In a time of scarce tax resources – not even the audacious Mr. Malloy can press water from stones – Mr. Malloy has proposed a budget in which the problems he has temporarily settled by a shared sacrifice that weighs heavily on tax payers and lightly on tax consumers will almost certainly recur in a more virulent form later.

One of the most glaring, unaddressed political problems facing this and preceding governors is centered in the schedules that determine contract negotiations between Connecticut’s governors and bargaining units. Union contracts expire at different dates, which shifts the negotiation advantage from the governor’s office to union negotiators. Like the weather, all Connecticut governors have complained about it, but complaints do not change the weather.

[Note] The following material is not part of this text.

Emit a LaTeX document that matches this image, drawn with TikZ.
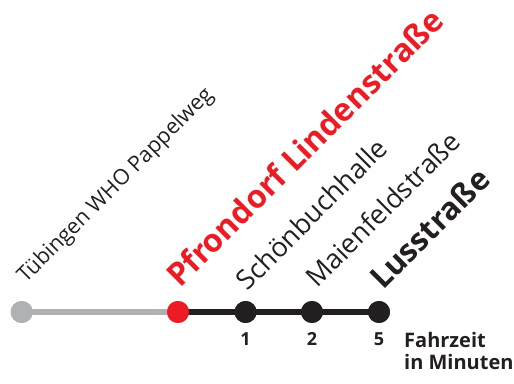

Suppose, just to suppose, that an audacious governor and an enlightened General Assembly were to arrange matters so that all state contracts were to expire on the same date and hour. In that circumstance, contract negotiations between the executive department and unions could conclude in a more timely manner, which would give to the executive and legislative departments an advantage in negotiations they do not presently enjoy. The arrangement would more easily make shared sacrifice politically possible. Under the present arrangement – this year, the Malloy administration, working in concert with Democrats in the General assembly, pre-approved the budget without the certainty of union give backs -- both the governor and the General Assembly are held hostage to a process that gives union negotiators the upper hand in determining the final shape of the state’s budget.

The telling consequences of Mr. Malloy’s focused and forceful approach to government all lie in the future. And the preeminence of legislators and governors in a democracy over union negotiators may merit serious attention as Connecticut drifts effortlessly toward Mr. William’s utopian one party state.